In der Lehrveranstaltung werden die Lehrinhalte des Bachelorstudiums sowie der Grundlagenübungen und die daraus erworbenen Kompetenzen zu komplexen architektonischen Aufgabenstellungen verbunden. Vermittelt wird die Fähigkeit, Architektur als Prozess zu begreifen, bei dem Voraussetzungen und Ziele einer Entwurfsaufgabe architektonisch und städtebaulich bearbeitet werden. Ein Entwurf wird auf der Grundlage einer gestalterischen Konzeption als auch unter Berücksichtigung sozialer, räumlicher, baukonstruktiver und ökologischer Anforderungen entwickelt.
Wien zählt heute zu den am schnellsten wachsenden Städten Europas. Allein in den kommenden zehn Jahren wird mit einem Zuwachs von rund 150.000 Menschen gerechnet – das entspricht der Bevölkerungsgröße einer Stadt wie Salzburg. Dieses Wachstum bringt neue Anforderungen an den urbanen Raum mit sich: mehr Bedarf an Wohnraum, sozialen Infrastrukturen, Freiräumen, Mobilitätsangeboten und kulturellen Einrichtungen.
Wie können wir in einer bereits dichten Stadt zusätzlichen Raum für Wohnen, Arbeiten, Freizeit und Kultur schaffen – ohne neue Flächen zu verbrauchen oder das Umland weiter zu zersiedeln? Die Antwort liegt in der intelligenten Nutzung vorhandener urbaner Potenziale. Statt weiter in die Fläche zu wachsen, richtet sich der Blick nach innen: auf ungenutzte oder untergenutzte Flächen im bestehenden Stadtgebiet.
Zentrumsnahe Verdichtung bietet eine Reihe von Vorteilen, die sowohl ökologisch als auch sozial sinnvoll sind:
- Kurze Wege reduzieren den Verkehr und fördern klimafreundliche Mobilität.
- Bodenversiegelung kann vermieden und wertvolle Grünräume im Umland geschützt werden.
- Bestehende Infrastrukturen wie Straßen, Schulen oder Öffis werden effizient genutzt.
- Nutzungsmischungen schaffen lebendige, vielfältige Quartiere mit hoher Lebensqualität.
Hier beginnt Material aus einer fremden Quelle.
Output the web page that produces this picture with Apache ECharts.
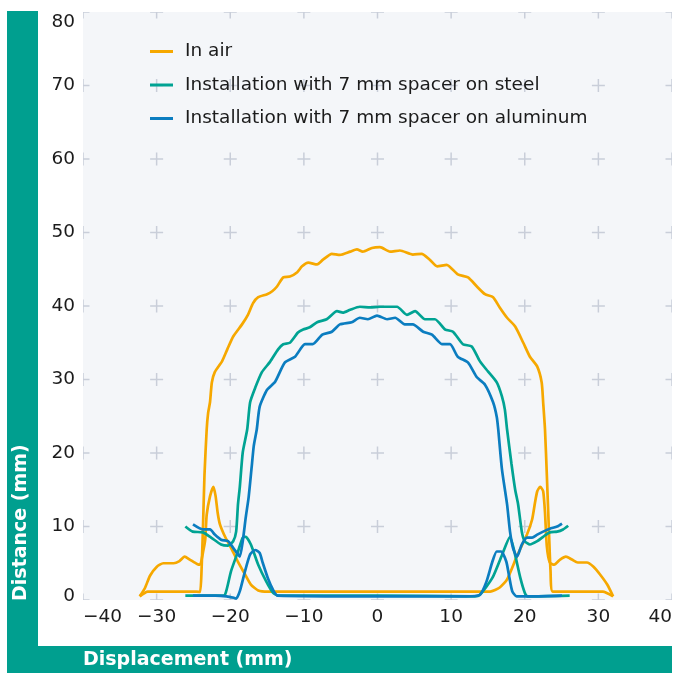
<!DOCTYPE html>
<html>
<head>
<meta charset="utf-8">
<script src="https://cdn.jsdelivr.net/npm/echarts@6/dist/echarts.min.js"></script>
<style>
html,body{margin:0;padding:0;background:#fff;}
#chart{width:683px;height:673px;}
</style>
</head>
<body>
<div id="chart"></div>
<script>
var xTicks = [-40, -30, -20, -10, 0, 10, 20, 30, 40];
var yTicks = [0, 10, 20, 30, 40, 50, 60, 70, 80];
var seriesNames = ['In air', 'Installation with 7 mm spacer on steel', 'Installation with 7 mm spacer on aluminum'];

// In air: dome trace (with lower baseline)
var airDome = [[-32.3,0.5],[-31.2,1.15],[-28,1.15],[-24.6,1.15],[-24.1,1.1],[-23.9,4],[-23.7,10],[-23.5,17],[-23.2,23.2],[-23.0,25.5],[-22.75,26.9],[-22.5,29.6],[-22.1,31.0],[-21.1,32.5],[-20.4,34.1],[-19.6,35.85],[-18.4,37.5],[-17.6,38.8],[-16.9,40.4],[-16.2,41.2],[-15.0,41.6],[-14.3,42.0],[-13.65,42.65],[-12.8,43.9],[-11.9,44.0],[-10.9,44.6],[-10.25,45.4],[-9.4,45.9],[-8.2,45.65],[-7.4,46.3],[-6.2,47.1],[-5.1,46.95],[-3.7,47.4],[-2.8,47.7],[-2.0,47.4],[-0.75,47.9],[0.34,48.0],[1.7,47.4],[3.05,47.55],[4.8,47.0],[6.0,47.1],[7.1,46.3],[8.1,45.4],[9.4,45.6],[10.9,44.3],[12.3,43.9],[13.5,42.65],[14.6,41.6],[15.7,41.2],[16.6,39.8],[17.6,38.4],[18.7,37.2],[19.8,35.0],[20.7,33.1],[21.7,31.75],[22.3,29.6],[22.5,26.9],[22.75,23.2],[23.0,17],[23.3,9],[23.5,4],[23.8,1.15],[27,1.15],[30.6,1.15],[32.0,0.5]];
// In air: side humps and peaks
var airSide = [[-32.3,0.5],[-31.6,1.6],[-30.9,3.3],[-30.0,4.5],[-29.1,5.0],[-27.7,5.0],[-26.9,5.3],[-26.2,5.9],[-25.5,5.5],[-24.5,4.9],[-24.1,4.8],[-23.7,6.5],[-23.4,8.2],[-23.2,11.6],[-22.75,14.1],[-22.3,15.4],[-22.0,14.2],[-21.7,11.8],[-21.4,10.3],[-20.7,8.6],[-19.9,7.1],[-18.95,5.2],[-18.0,3.5],[-17.2,2.1],[-16.2,1.3],[-14.9,1.15],[0,1.15],[14.5,1.15],[15.3,1.15],[16.6,1.7],[17.6,2.8],[18.95,6.0],[20.3,8.9],[21.0,10.95],[21.4,13.3],[21.7,14.8],[22.1,15.4],[22.5,14.8],[22.75,11.9],[23.0,7.3],[23.4,5.1],[24.0,4.8],[24.8,5.5],[25.6,5.9],[26.4,5.5],[27.2,5.1],[28.45,5.1],[29.3,4.55],[30.2,3.5],[31.2,2.1],[32.0,0.5]];

// Steel: dome trace with wavy side arms
var steelDome = [[-26.1,10.0],[-25.1,9.3],[-23.7,9.2],[-22.6,8.5],[-21.25,7.55],[-20.3,7.4],[-19.6,8.0],[-19.2,9.3],[-18.95,13.0],[-18.7,15.4],[-18.3,20.1],[-17.7,23.2],[-17.3,26.9],[-16.6,28.9],[-15.7,31.0],[-14.6,32.4],[-13.5,34.1],[-12.8,34.8],[-11.9,35.0],[-10.8,36.4],[-10.1,36.8],[-9.2,37.1],[-8.2,37.8],[-6.9,38.2],[-5.5,39.3],[-4.7,39.1],[-3.7,39.5],[-2.4,39.9],[-1.0,39.8],[0.34,39.9],[2.65,39.9],[4.0,38.8],[5.1,39.3],[6.45,38.2],[7.8,38.2],[9.2,36.8],[10.25,36.5],[11.6,34.8],[12.8,34.5],[13.9,32.5],[15.0,31.1],[16.2,29.6],[16.9,27.7],[17.3,25.9],[17.6,23.2],[18.2,18.5],[18.7,15.0],[19.1,13.0],[19.6,9.3],[20.0,8.0],[20.7,7.55],[21.7,8.0],[22.5,8.6],[23.4,9.2],[24.4,9.3],[25.2,9.6],[25.9,10.1]];
// Steel: baseline with bumps
var steelBase = [[-26.1,0.6],[-21.5,0.6],[-20.7,0.75],[-19.9,3.9],[-18.95,6.6],[-18.3,8.5],[-17.9,8.6],[-17.2,7.55],[-16.2,4.8],[-15.1,2.5],[-14.2,1.0],[-13.5,0.6],[0,0.6],[13.2,0.5],[13.9,0.7],[15.6,3.0],[16.9,6.1],[18.0,8.6],[18.7,6.1],[19.4,3.0],[20.0,1.0],[20.4,0.5],[26.1,0.6]];

// Aluminum: dome trace with wavy side arms
var aluDome = [[-25.06,10.3],[-23.7,9.6],[-22.75,9.6],[-22.1,8.9],[-21.25,8.2],[-20.3,8.0],[-19.6,7.1],[-18.95,6.2],[-18.7,5.9],[-18.3,8.0],[-17.9,11.2],[-17.5,14],[-17.1,18],[-16.8,21],[-16.4,23.2],[-16.0,26.3],[-15.0,28.6],[-13.9,29.7],[-12.6,32.3],[-11.2,33.1],[-9.85,34.8],[-8.8,34.8],[-7.5,36.1],[-6.2,36.5],[-5.1,37.5],[-3.5,37.8],[-2.4,38.4],[-1.3,38.2],[-0.07,38.7],[1.3,38.2],[2.4,38.4],[3.7,37.5],[4.8,37.5],[6.2,36.5],[7.4,36.1],[8.8,34.8],[9.85,34.8],[10.9,33.1],[12.3,32.3],[13.5,30.3],[14.6,29.3],[15.7,26.9],[16.2,24.9],[16.4,23.2],[16.9,17.8],[17.6,13.0],[18.0,9.3],[18.4,7.1],[18.95,5.9],[19.6,7.55],[20.3,8.5],[21.0,8.5],[21.7,8.9],[22.5,9.3],[23.4,9.7],[24.4,10.0],[25.06,10.4]];
// Aluminum: baseline with bumps
var aluBase = [[-25.06,0.6],[-22,0.6],[-20.5,0.5],[-19.5,0.3],[-19.2,0.2],[-18.7,1.2],[-18.0,3.9],[-17.3,6.2],[-16.6,6.8],[-16.0,6.4],[-15.6,5.1],[-14.9,3.0],[-14.2,1.4],[-13.6,0.6],[0,0.5],[12,0.5],[13.9,0.7],[14.8,2.5],[15.6,5.2],[16.2,6.6],[16.8,6.6],[17.5,5.2],[17.9,3.1],[18.3,1.2],[18.9,0.5],[21,0.5],[25.06,0.6]];

var colors = ['#f6a800', '#00a393', '#0b7dc0'];
var FONT = 'DejaVu Sans';
var FS = 18.5;

var crossPts = [];
xTicks.forEach(function (x) { yTicks.forEach(function (y) { crossPts.push([x, y]); }); });

function lineSeries(name, data, color) {
  return {
    type: 'line', name: name, data: data, showSymbol: false, smooth: 0.2,
    lineStyle: { color: color, width: 2.7 }, itemStyle: { color: color },
    clip: true, z: 3, silent: true
  };
}

function renderCross(params, api) {
  var p = api.coord([api.value(0), api.value(1)]);
  var cs = params.coordSys;
  var area = { x: cs.x, y: cs.y, width: cs.width, height: cs.height };
  var h = 6.5, t = 1.5;
  var children = [];
  var hr = echarts.graphic.clipRectByRect({ x: p[0] - h, y: p[1] - t / 2, width: 2 * h, height: t }, area);
  var vr = echarts.graphic.clipRectByRect({ x: p[0] - t / 2, y: p[1] - h, width: t, height: 2 * h }, area);
  if (hr) children.push({ type: 'rect', shape: hr, style: { fill: '#c9ced9' } });
  if (vr) children.push({ type: 'rect', shape: vr, style: { fill: '#c9ced9' } });
  return { type: 'group', children: children };
}

var chart = echarts.init(document.getElementById('chart'), null, { renderer: 'canvas' });
chart.setOption({
  animation: false,
  backgroundColor: '#ffffff',
  grid: { left: 83, top: 12, right: 11, bottom: 73, show: true, backgroundColor: '#f4f6f9', borderWidth: 0 },
  xAxis: {
    type: 'value', min: -40, max: 40, interval: 10,
    axisLine: { show: false }, axisTick: { show: false }, splitLine: { show: false },
    axisLabel: { color: '#1b1b1b', fontSize: FS, fontFamily: FONT, margin: 8,
      alignMinLabel: 'left', alignMaxLabel: 'right',
      formatter: function (v) { return v < 0 ? '\u2212' + Math.abs(v) : String(v); } }
  },
  yAxis: {
    type: 'value', min: 0, max: 80, interval: 10,
    axisLine: { show: false }, axisTick: { show: false }, splitLine: { show: false },
    axisLabel: { color: '#1b1b1b', fontSize: FS, fontFamily: FONT, margin: 8,
      formatter: function (v) { return v === 80 ? '{mx|80}' : (v === 0 ? '{mn|0}' : String(v)); },
      rich: {
        mx: { fontSize: FS, fontFamily: FONT, color: '#1b1b1b', padding: [20, 0, 0, 0] },
        mn: { fontSize: FS, fontFamily: FONT, color: '#1b1b1b', padding: [0, 0, 7, 0] }
      }
    }
  },
  legend: {
    data: seriesNames, orient: 'vertical', left: 145, top: 37, itemGap: 14.5,
    itemWidth: 23, itemHeight: 3, icon: 'rect',
    textStyle: { color: '#1b1b1b', fontSize: FS, fontFamily: FONT, padding: [0, 0, 0, 7] }
  },
  graphic: [
    { type: 'rect', left: 7, top: 11, shape: { width: 31, height: 662 }, style: { fill: '#009f8f' }, silent: true },
    { type: 'rect', left: 7, top: 646, shape: { width: 665, height: 27 }, style: { fill: '#009f8f' }, silent: true },
    { type: 'text', left: 83, top: 651, style: { text: 'Displacement (mm)', fill: '#ffffff', font: 'bold 19px "DejaVu Sans"' }, silent: true },
    { type: 'text', x: 12, y: 601, rotation: Math.PI / 2, style: { text: 'Distance (mm)', fill: '#ffffff', font: 'bold 19px "DejaVu Sans"', textAlign: 'left', textVerticalAlign: 'top' }, silent: true }
  ],
  series: [
    { type: 'custom', data: crossPts, renderItem: renderCross, silent: true, z: 1, clip: true },
    lineSeries(seriesNames[0], airDome, colors[0]),
    lineSeries(seriesNames[0], airSide, colors[0]),
    lineSeries(seriesNames[1], steelDome, colors[1]),
    lineSeries(seriesNames[1], steelBase, colors[1]),
    lineSeries(seriesNames[2], aluDome, colors[2]),
    lineSeries(seriesNames[2], aluBase, colors[2])
  ]
});
</script>
</body>
</html>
Unser Projekt beschäftigt sich mit genau diesen Fragen. Es untersucht zentrale innerstädtische Möglichkeitsräume entlang des ehemaligen Linienwalls – heute in Form des sogenannten Westgürtels sichtbar. Entlang dieser geschichtsträchtigen Stadtkante, die einst Wiens Begrenzung markierte, bieten sich zahlreiche Potenzialflächen für eine neue, zukunftsfähige Stadtentwicklung.
Die ausgewählten Orte liegen entlang der ehemaligen Stadtbahntrasse – vom Gaudenzdorfer Gürtel im Süden über zentrale Knotenpunkte wie dem Christian-Broda-Platz, dem Europaplatz, dem Lerchenfelder Gürtel und dem Hernalser Gürtel bis hin zur Spittelau im Norden. Jeder dieser Orte bringt spezifische Bedingungen mit sich: unterschiedliche Topografien, Verkehrslagen, Bebauungsdichten und städtebauliche Kontexte.
Ziel des Entwurfs ist es, diese Orte neu zu denken: als offene, inklusive Stadträume, die sowohl architektonisch als auch sozial eine positive Wirkung entfalten. Dabei stehen folgende Themen im Fokus:
- Hybride Gebäudestrukturen
- Kommerzfreie Zonen
- Vernetzung mit dem Stadtraum
- Attraktive Außenräume
- Mobilitätswandel
Das Projekt versteht sich nicht als Masterplan, sondern als diskursiver Entwurfsansatz. Es zeigt Möglichkeiten auf, wie Verdichtung nicht Verdrängung bedeutet, wie Wachstum nicht Gleichförmigkeit erzeugt, sondern Vielfalt. Es geht darum, städtische Räume zu öffnen, zu demokratisieren und zukunftsfähig zu gestalten – räumlich, sozial und ökologisch.
Wenn Wien seine Potenziale intelligent nutzt, kann es zum Modell einer modernen, gerechten und lebenswerten Großstadt werden. Die Transformation entlang des Westgürtels ist ein exemplarisches Übungsfeld dafür.